Judging from his publications, since semi-retiring from his hedge fund empire George Soros has sorted out the world’s problems at the rate of about one a year: George Soros on Globalisation, Soros on Global Capitalism, Soros on Democracy, Soros on the Soviet System. Does the man have hobbies? Can we expect Soros on Pigeon-fancying, or Soros on Creating Small Formal Gardens? Hardly. Soros is on a mission. He helped topple John Major’s government when his hedge fund activity sent Sterling crashing out of the ERM. Now he is after bigger game. ‘I have made it my primary objective to persuade the American public to reject President Bush in the forthcoming elections.’ Soros not only helps to overthrow tyrants; he can nation-build too.

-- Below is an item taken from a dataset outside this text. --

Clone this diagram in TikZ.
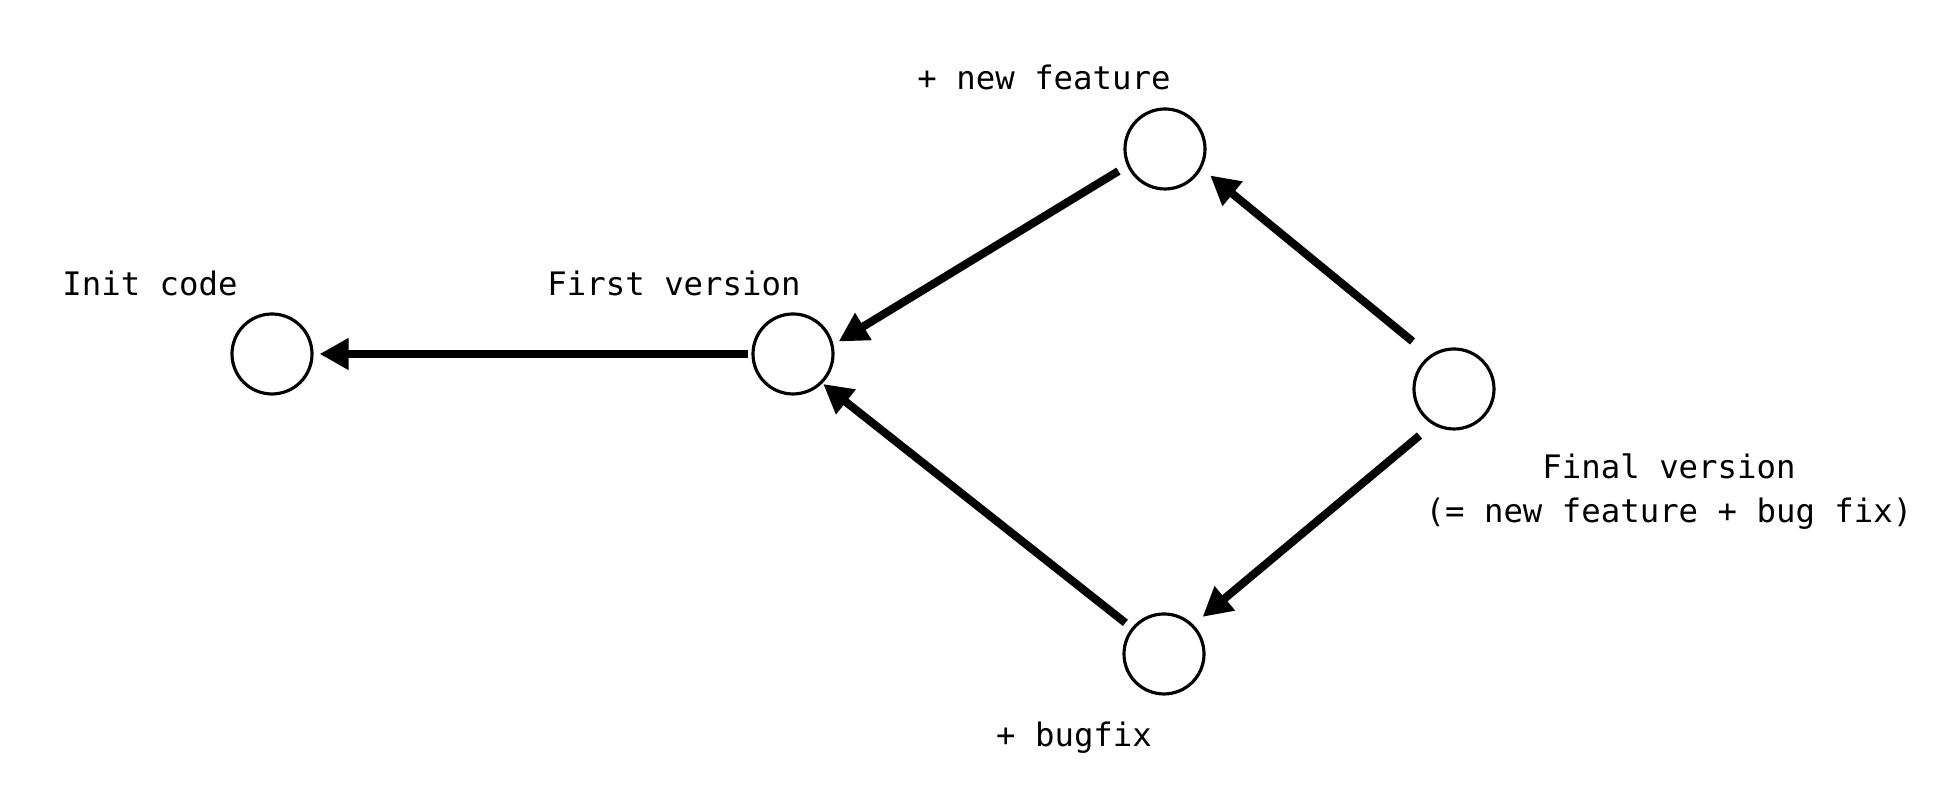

When the Soviet Union collapsed in 1991, he says he was ‘prompted to rush in and establish Open Society Found- ations in one country after another throughout the former Soviet empire’. Why Soros? ‘I had a good understanding of revolutionary processes, I had a firm commitment to the concept of open society, and I had substantial financial resources. Many people possessed one or two of these attributes, but nobody else had all three.’ Indeed, his spending on these Foundations rose from $3m in 1987 to more than $300m a year by 1992. When Afghanistan fell to UN forces, ‘I provided seed money to a working group that helped prepare the political process’. Soros escaped from Hungary in 1947 and studied at the London School of Economics, where he was influenced profoundly by Karl Popper. Popper’s work on open societies informs what he calls the ‘Soros Doctrine’, which aims to promote civic freedom, social justice and market mechanisms in societies which were closed politically.

So why is nobody listening to George Soros? Perhaps because he gets things wrong.